There can be cases where depreciation is a non-cash expense that isn’t necessarily recurring. Think of something like real estate, where a building is often written down significantly due to aging, even though the value of the underlying land and structure can retain its value and perhaps appreciate. That said, in highly capital intensive industries where assets wear out quickly, one should use extra caution before trusting an EBITDA valuation ratio entirely in place of earnings.

Another pitfall can come with companies that have a financial element. As mentioned above, banks should not generally be evaluated via EBITDA or EV/EBITDA, as the addback of interest expense would skew the true profitability picture. Paying interest is a core part of their business model in terms of attracting deposits to fund the bank. Recently, some FinTech companies reported adjusted EBITDA metrics to investors in lieu of profits. This was eyebrow-raising, since these firms often were, in fact, paying sizable sums of interest to attract capital to fund their underlying operations as part of the business model.

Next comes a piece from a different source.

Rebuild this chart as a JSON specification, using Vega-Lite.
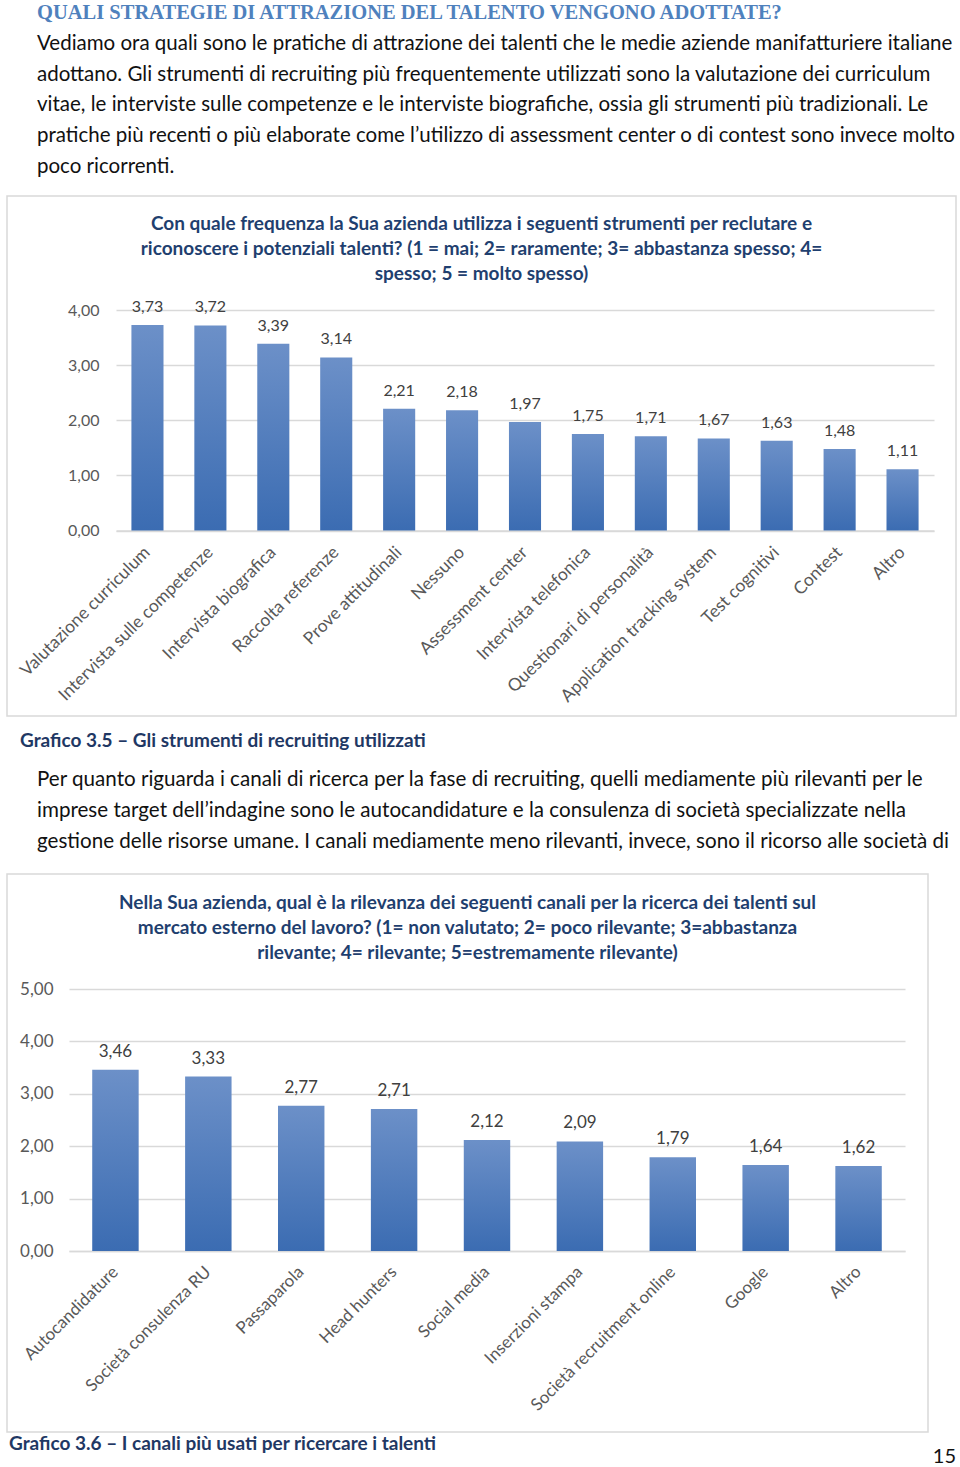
{
  "$schema": "https://vega.github.io/schema/vega-lite/v6.json",
  "background": "white",
  "padding": {"left": 6, "top": 0, "right": 0, "bottom": 0},
  "spacing": 0,
  "bounds": "flush",
  "config": {
    "view": {"stroke": null},
    "locale": {"number": {"decimal": ",", "thousands": ".", "grouping": [3], "currency": ["€", ""]}}
  },
  "vconcat": [
    {
      "width": 949,
      "height": 196,
      "view": {"stroke": null},
      "layer": [
        {
          "data": {"values": [{"line": 0, "text": "QUALI STRATEGIE DI ATTRAZIONE DEL TALENTO VENGONO ADOTTATE?"}]},
          "mark": {"type": "text", "align": "left", "baseline": "alphabetic", "font": "Liberation Serif", "fontWeight": "bold", "fontSize": 20.5, "color": "#4f81bd"},
          "encoding": {
            "x": {"value": 30},
            "y": {"field": "line", "type": "ordinal", "axis": null, "scale": {"type": "point", "range": [19, 173], "padding": 0}},
            "text": {"field": "text"}
          }
        },
        {
          "data": {"values": [
            {"line": 1, "text": "Vediamo ora quali sono le pratiche di attrazione dei talenti che le medie aziende manifatturiere italiane"},
            {"line": 2, "text": "adottano. Gli strumenti di recruiting più frequentemente utilizzati sono la valutazione dei curriculum"},
            {"line": 3, "text": "vitae, le interviste sulle competenze e le interviste biografiche, ossia gli strumenti più tradizionali. Le"},
            {"line": 4, "text": "pratiche più recenti o più elaborate come l’utilizzo di assessment center o di contest sono invece molto"},
            {"line": 5, "text": "poco ricorrenti."}
          ]},
          "mark": {"type": "text", "align": "left", "baseline": "alphabetic", "font": "Lato", "fontSize": 20.5, "color": "#111111"},
          "encoding": {
            "x": {"value": 30},
            "y": {"field": "line", "type": "ordinal", "axis": null},
            "text": {"field": "text"}
          }
        }
      ]
    },
    {
      "width": 949,
      "height": 520,
      "view": {"stroke": "#d9d9d9", "strokeWidth": 1.5},
      "title": {
        "text": ["Con quale frequenza la Sua azienda utilizza i seguenti strumenti per reclutare e", "riconoscere i potenziali talenti?  (1 = mai; 2= raramente; 3= abbastanza spesso; 4=", "spesso; 5 = molto spesso)"],
        "font": "Lato", "fontWeight": "bold", "fontSize": 19, "color": "#1f3f6f",
        "anchor": "middle", "frame": "group", "offset": -88, "baseline": "top", "lineHeight": 25
      },
      "data": {"values": [
        {"strumento": "Valutazione curriculum", "v": 3.73},
        {"strumento": "Intervista sulle competenze", "v": 3.72},
        {"strumento": "Intervista biografica", "v": 3.39},
        {"strumento": "Raccolta referenze", "v": 3.14},
        {"strumento": "Prove attitudinali", "v": 2.21},
        {"strumento": "Nessuno", "v": 2.18},
        {"strumento": "Assessment center", "v": 1.97},
        {"strumento": "Intervista telefonica", "v": 1.75},
        {"strumento": "Questionari di personalità", "v": 1.71},
        {"strumento": "Application tracking system", "v": 1.67},
        {"strumento": "Test cognitivi", "v": 1.63},
        {"strumento": "Contest", "v": 1.48},
        {"strumento": "Altro", "v": 1.11}
      ]},
      "encoding": {
        "x": {
          "field": "strumento", "type": "nominal", "sort": null,
          "scale": {"range": [109, 927], "paddingInner": 0.49, "paddingOuter": 0.245},
          "axis": {"orient": "bottom", "offset": -185.5, "title": null, "labelAngle": -45, "labelAlign": "right", "labelBaseline": "middle", "labelPadding": 19, "ticks": false, "domain": true, "domainColor": "#d9d9d9", "domainWidth": 1.5, "labelFont": "Lato", "labelFontSize": 17.5, "labelColor": "#595959", "labelLimit": 400, "labelOverlap": false}
        },
        "y": {
          "field": "v", "type": "quantitative",
          "scale": {"domain": [0, 4], "range": [334.5, 114], "nice": false},
          "axis": {"orient": "left", "offset": -100, "title": null, "values": [0, 1, 2, 3, 4], "format": ".2f", "grid": true, "gridColor": "#d9d9d9", "gridWidth": 1.5, "domain": false, "ticks": false, "labelPadding": 8, "labelFont": "Lato", "labelFontSize": 16, "labelColor": "#595959"}
        }
      },
      "layer": [
        {
          "mark": {"type": "bar", "color": {"gradient": "linear", "x1": 0, "y1": 0, "x2": 0, "y2": 1, "stops": [{"offset": 0, "color": "#6c90c8"}, {"offset": 1, "color": "#3b6cb2"}]}}
        },
        {
          "mark": {"type": "text", "dy": -13, "baseline": "alphabetic", "font": "Lato", "fontSize": 16, "color": "#404040"},
          "encoding": {"text": {"field": "v", "type": "quantitative", "format": ".2f"}}
        }
      ]
    },
    {
      "width": 949,
      "height": 158,
      "view": {"stroke": null},
      "layer": [
        {
          "data": {"values": [{"line": 0, "text": "Grafico 3.5 – Gli strumenti di recruiting utilizzati"}]},
          "mark": {"type": "text", "align": "left", "baseline": "alphabetic", "dy": -8, "font": "Lato", "fontWeight": "bold", "fontSize": 19, "color": "#1f3864"},
          "encoding": {
            "x": {"value": 13},
            "y": {"field": "line", "type": "ordinal", "axis": null, "scale": {"type": "point", "range": [39, 132], "padding": 0}},
            "text": {"field": "text"}
          }
        },
        {
          "data": {"values": [
            {"line": 1, "text": "Per quanto riguarda i canali di ricerca per la fase di recruiting, quelli mediamente più rilevanti per le"},
            {"line": 2, "text": "imprese target dell’indagine sono le autocandidature e la consulenza di società specializzate nella"},
            {"line": 3, "text": "gestione delle risorse umane. I canali mediamente meno rilevanti, invece, sono il ricorso alle società di"}
          ]},
          "mark": {"type": "text", "align": "left", "baseline": "alphabetic", "font": "Lato", "fontSize": 20.6, "color": "#111111"},
          "encoding": {
            "x": {"value": 30},
            "y": {"field": "line", "type": "ordinal", "axis": null},
            "text": {"field": "text"}
          }
        }
      ]
    },
    {
      "width": 921,
      "height": 558,
      "view": {"stroke": "#d9d9d9", "strokeWidth": 1.5},
      "title": {
        "text": ["Nella Sua azienda, qual è la rilevanza dei seguenti canali per la ricerca dei talenti sul", "mercato esterno del lavoro? (1= non valutato; 2= poco rilevante; 3=abbastanza", "rilevante; 4= rilevante; 5=estremamente rilevante)"],
        "font": "Lato", "fontWeight": "bold", "fontSize": 19, "color": "#1f3f6f",
        "anchor": "middle", "frame": "group", "offset": -89, "baseline": "top", "lineHeight": 25
      },
      "data": {"values": [
        {"canale": "Autocandidature", "v": 3.46},
        {"canale": "Società consulenza RU", "v": 3.33},
        {"canale": "Passaparola", "v": 2.77},
        {"canale": "Head hunters", "v": 2.71},
        {"canale": "Social media", "v": 2.12},
        {"canale": "Inserzioni stampa", "v": 2.09},
        {"canale": "Società recruitment online", "v": 1.79},
        {"canale": "Google", "v": 1.64},
        {"canale": "Altro", "v": 1.62}
      ]},
      "encoding": {
        "x": {
          "field": "canale", "type": "nominal", "sort": null,
          "scale": {"range": [62, 898], "paddingInner": 0.5, "paddingOuter": 0.25},
          "axis": {"orient": "bottom", "offset": -181, "title": null, "labelAngle": -45, "labelAlign": "right", "labelBaseline": "middle", "labelPadding": 18, "ticks": false, "domain": true, "domainColor": "#d9d9d9", "domainWidth": 1.5, "labelFont": "Lato", "labelFontSize": 17, "labelColor": "#595959", "labelLimit": 400, "labelOverlap": false}
        },
        "y": {
          "field": "v", "type": "quantitative",
          "scale": {"domain": [0, 5], "range": [377, 115], "nice": false},
          "axis": {"orient": "left", "offset": -54, "title": null, "values": [0, 1, 2, 3, 4, 5], "format": ".2f", "grid": true, "gridColor": "#d9d9d9", "gridWidth": 1.5, "domain": false, "ticks": false, "labelPadding": 8, "labelFont": "Lato", "labelFontSize": 17, "labelColor": "#595959"}
        }
      },
      "layer": [
        {
          "mark": {"type": "bar", "color": {"gradient": "linear", "x1": 0, "y1": 0, "x2": 0, "y2": 1, "stops": [{"offset": 0, "color": "#6c90c8"}, {"offset": 1, "color": "#3b6cb2"}]}}
        },
        {
          "mark": {"type": "text", "dy": -13, "baseline": "alphabetic", "font": "Lato", "fontSize": 17, "color": "#404040"},
          "encoding": {"text": {"field": "v", "type": "quantitative", "format": ".2f"}}
        }
      ]
    },
    {
      "width": 949,
      "height": 35,
      "view": {"stroke": null},
      "layer": [
        {
          "data": {"values": [{"text": "Grafico 3.6 – I canali più usati per ricercare i talenti"}]},
          "mark": {"type": "text", "align": "left", "baseline": "alphabetic", "font": "Lato", "fontWeight": "bold", "fontSize": 19, "color": "#1f3864"},
          "encoding": {"x": {"value": 2}, "y": {"value": 18}, "text": {"field": "text"}}
        },
        {
          "data": {"values": [{"text": "15"}]},
          "mark": {"type": "text", "align": "right", "baseline": "alphabetic", "font": "Lato", "fontSize": 20, "color": "#111111"},
          "encoding": {"x": {"value": 949}, "y": {"value": 31}, "text": {"field": "text"}}
        }
      ]
    }
  ]
}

It arguably makes little sense to exclude interest from profitability calculations in such a case.

Bottom Line

EV/EBITDA can be a useful metric. However, it’s just one tool in a financial toolbox, and it’s one that has gotten quite popular in recent years. That has allowed some analysts to stretch its uses well beyond its original aim. EBITDA came about as a way of thinking about leverage on top of long-lived assets such as cable television networks. It can make for a useful quick-hand measurement of cash flow generation across firms within an industry. However, investors shouldn’t generalize EV/EBITDA ratios too much given their inherent drawbacks.